SET TASK
Give the number of lines in the data that contain "React", and nothing more.

DATASET EXCERPT

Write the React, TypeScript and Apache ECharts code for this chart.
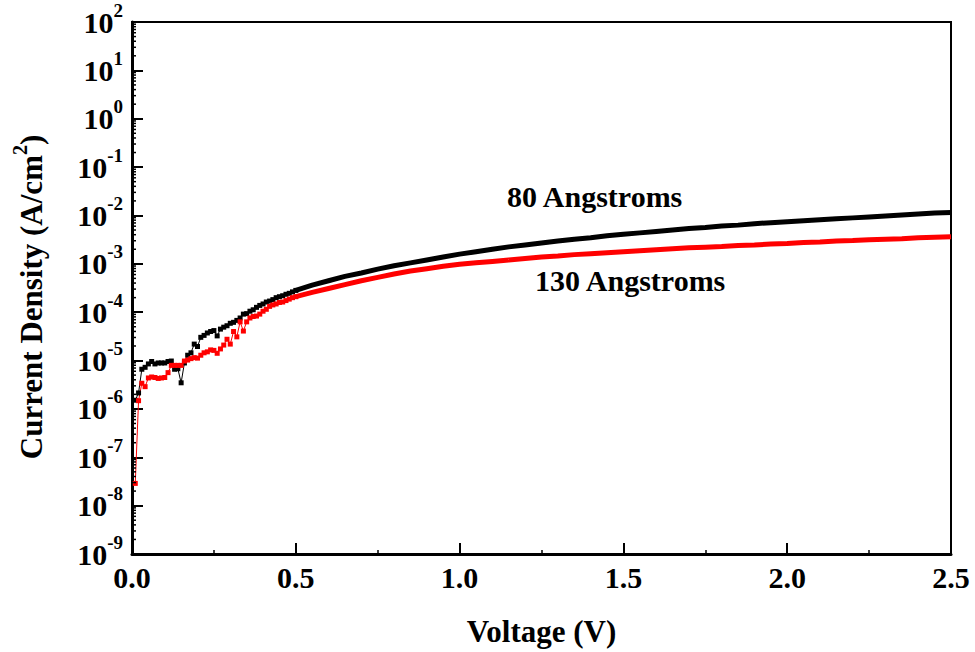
import React, { useEffect, useRef } from "react";
import * as echarts from "echarts";

// Voltage (V), dense noisy low-bias part
const vLow = [
  0.01, 0.02, 0.03, 0.04, 0.05, 0.06, 0.07, 0.08, 0.09, 0.1,
  0.11, 0.12, 0.13, 0.14, 0.15, 0.16, 0.17, 0.18, 0.19, 0.2,
  0.21, 0.22, 0.23, 0.24, 0.25, 0.26, 0.27, 0.28, 0.29, 0.3,
  0.31, 0.32, 0.33, 0.34, 0.35, 0.36, 0.37, 0.38, 0.39, 0.4,
  0.41, 0.42, 0.43, 0.44, 0.45, 0.46, 0.47, 0.48, 0.49, 0.5,
];
// log10 of current density (A/cm^2), 80 Angstroms
const log80Low = [
  -5.82, -5.67, -5.18, -5.14, -5.07, -5.02, -5.07, -5.05, -5.05, -5.05,
  -5.02, -5.01, -5.18, -5.17, -5.46, -5.05, -4.89, -4.84, -4.66, -4.71,
  -4.52, -4.48, -4.43, -4.4, -4.38, -4.49, -4.35, -4.31, -4.28, -4.23,
  -4.21, -4.17, -4.12, -4.04, -4.03, -3.98, -3.95, -3.9, -3.86, -3.83,
  -3.79, -3.77, -3.74, -3.7, -3.68, -3.66, -3.63, -3.61, -3.58, -3.55,
];
// log10 of current density (A/cm^2), 130 Angstroms
const log130Low = [
  -7.54, -5.83, -5.47, -5.54, -5.36, -5.34, -5.35, -5.37, -5.36, -5.35,
  -5.25, -5.1, -5.1, -5.1, -5.1, -5.01, -4.99, -4.96, -4.94, -4.95,
  -4.89, -4.84, -4.82, -4.78, -4.79, -4.85, -4.76, -4.68, -4.56, -4.66,
  -4.4, -4.51, -4.2, -4.39, -4.2, -4.12, -4.09, -4.08, -4.04, -3.98,
  -3.94, -3.88, -3.85, -3.83, -3.8, -3.79, -3.76, -3.73, -3.7, -3.68,
];

// Voltage (V), smooth high-bias part
const vHigh = [
  0.5, 0.55, 0.6, 0.65, 0.7, 0.75, 0.8, 0.85, 0.9, 0.95,
  1.0, 1.05, 1.1, 1.15, 1.2, 1.25, 1.3, 1.35, 1.4, 1.45,
  1.5, 1.55, 1.6, 1.65, 1.7, 1.75, 1.8, 1.85, 1.9, 1.95,
  2.0, 2.05, 2.1, 2.15, 2.2, 2.25, 2.3, 2.35, 2.4, 2.45, 2.5,
];
const log80High = [
  -3.55, -3.44, -3.35, -3.26, -3.19, -3.11, -3.04, -2.98, -2.92, -2.86,
  -2.8, -2.75, -2.7, -2.65, -2.61, -2.57, -2.53, -2.49, -2.46, -2.42,
  -2.39, -2.36, -2.33, -2.3, -2.27, -2.25, -2.22, -2.2, -2.17, -2.15,
  -2.13, -2.11, -2.09, -2.07, -2.05, -2.03, -2.01, -1.99, -1.97, -1.95, -1.94,
];
const log130High = [
  -3.68, -3.59, -3.51, -3.43, -3.35, -3.28, -3.21, -3.15, -3.1, -3.05,
  -3.01, -2.98, -2.95, -2.92, -2.89, -2.86, -2.84, -2.81, -2.79, -2.77,
  -2.75, -2.73, -2.71, -2.69, -2.67, -2.655, -2.64, -2.62, -2.61, -2.59,
  -2.58, -2.56, -2.55, -2.53, -2.52, -2.5, -2.49, -2.48, -2.46, -2.45, -2.44,
];

const xMin = 0;
const xMax = 2.5;
const xStep = 0.5;
const yExpMin = -9;
const yExpMax = 2;
const labels = ["80 Angstroms", "130 Angstroms"];

const FONT = "'Liberation Serif', 'Times New Roman', serif";
const BLACK = "#000000";
const RED = "#ff0000";

export default function App() {
  const ref = useRef<HTMLDivElement>(null);

  useEffect(() => {
    document.body.style.margin = "0";
    const chart = echarts.init(ref.current as HTMLDivElement, null, { renderer: "svg" });
    const toPts = (xs: number[], ls: number[]) => xs.map((x, i) => [x, Math.pow(10, ls[i])]);

    const minor: number[][] = [];
    for (let k = yExpMin; k < yExpMax; k++) {
      for (let m = 2; m <= 9; m++) minor.push([0, m * Math.pow(10, k)]);
    }

    const lowSeries = (name: string, data: number[][], color: string) => ({
      name,
      type: "line",
      data,
      symbol: "rect",
      symbolSize: 5,
      itemStyle: { color },
      lineStyle: { color, width: 1 },
      z: 3,
    });
    const highSeries = (name: string, data: number[][], color: string) => ({
      name,
      type: "line",
      data,
      symbol: "none",
      lineStyle: { color, width: 5 },
      z: 3,
    });

    chart.setOption({
      animation: false,
      grid: {
        left: 132,
        top: 22,
        right: 24,
        bottom: 98,
        containLabel: false,
        outerBoundsMode: "none",
        show: true,
        borderColor: BLACK,
        borderWidth: 2,
      },
      xAxis: {
        type: "value",
        min: xMin,
        max: xMax,
        interval: xStep,
        axisLine: { lineStyle: { color: BLACK, width: 3 } },
        axisTick: { inside: true, length: 11, lineStyle: { color: BLACK, width: 2 } },
        minorTick: { show: true, splitNumber: 2, length: 4, lineStyle: { color: BLACK, width: 1.5 } },
        splitLine: { show: false },
        axisLabel: {
          formatter: (v: number) => v.toFixed(1),
          fontFamily: FONT,
          fontWeight: "bold",
          fontSize: 30,
          color: BLACK,
          margin: 8,
        },
        name: "Voltage (V)",
        nameLocation: "middle",
        nameGap: 62,
        nameTextStyle: { fontFamily: FONT, fontWeight: "bold", fontSize: 31, color: BLACK },
      },
      yAxis: {
        type: "log",
        logBase: 10,
        min: Math.pow(10, yExpMin),
        max: Math.pow(10, yExpMax),
        interval: 1,
        axisLine: { lineStyle: { color: BLACK, width: 3 } },
        axisTick: { inside: true, length: 11, lineStyle: { color: BLACK, width: 2 } },
        splitLine: { show: false },
        axisLabel: {
          formatter: (v: number) => `{b|10}{s|${Math.round(Math.log10(v))}}`,
          margin: 9,
          rich: {
            b: { fontFamily: FONT, fontWeight: "bold", fontSize: 30, color: BLACK },
            s: { fontFamily: FONT, fontWeight: "bold", fontSize: 19, color: BLACK, padding: [0, 0, 24, 0] },
          },
        },
        name: "{t|Current Density (A/cm}{s|2}{t|)}",
        nameLocation: "middle",
        nameRotate: 90,
        nameGap: 80,
        nameTextStyle: {
          padding: [0, 18, 0, 0],
          rich: {
            t: { fontFamily: FONT, fontWeight: "bold", fontSize: 31, color: BLACK },
            s: { fontFamily: FONT, fontWeight: "bold", fontSize: 20, color: BLACK, padding: [0, 0, 22, 0] },
          },
        },
      },
      series: [
        highSeries("80 Angstroms high", toPts(vHigh, log80High), BLACK),
        highSeries("130 Angstroms high", toPts(vHigh, log130High), RED),
        lowSeries("80 Angstroms", toPts(vLow, log80Low), BLACK),
        lowSeries("130 Angstroms", toPts(vLow, log130Low), RED),
        {
          type: "custom",
          silent: true,
          data: minor,
          z: 5,
          renderItem: (_p: any, api: any) => {
            const c = api.coord([api.value(0), api.value(1)]);
            return {
              type: "line",
              shape: { x1: c[0], y1: c[1], x2: c[0] + 4, y2: c[1] },
              style: { stroke: BLACK, lineWidth: 1.5 },
            };
          },
        },
      ],
      graphic: [
        {
          type: "text",
          left: 507,
          top: 181,
          style: { text: labels[0], font: `bold 30px ${FONT}`, fill: BLACK },
        },
        {
          type: "text",
          left: 535,
          top: 265,
          style: { text: labels[1], font: `bold 30px ${FONT}`, fill: BLACK },
        },
      ],
    });

    return () => chart.dispose();
  }, []);

  return <div ref={ref} style={{ width: 975, height: 652 }} />;
}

RESPONSE TO THIS EXERCISE
2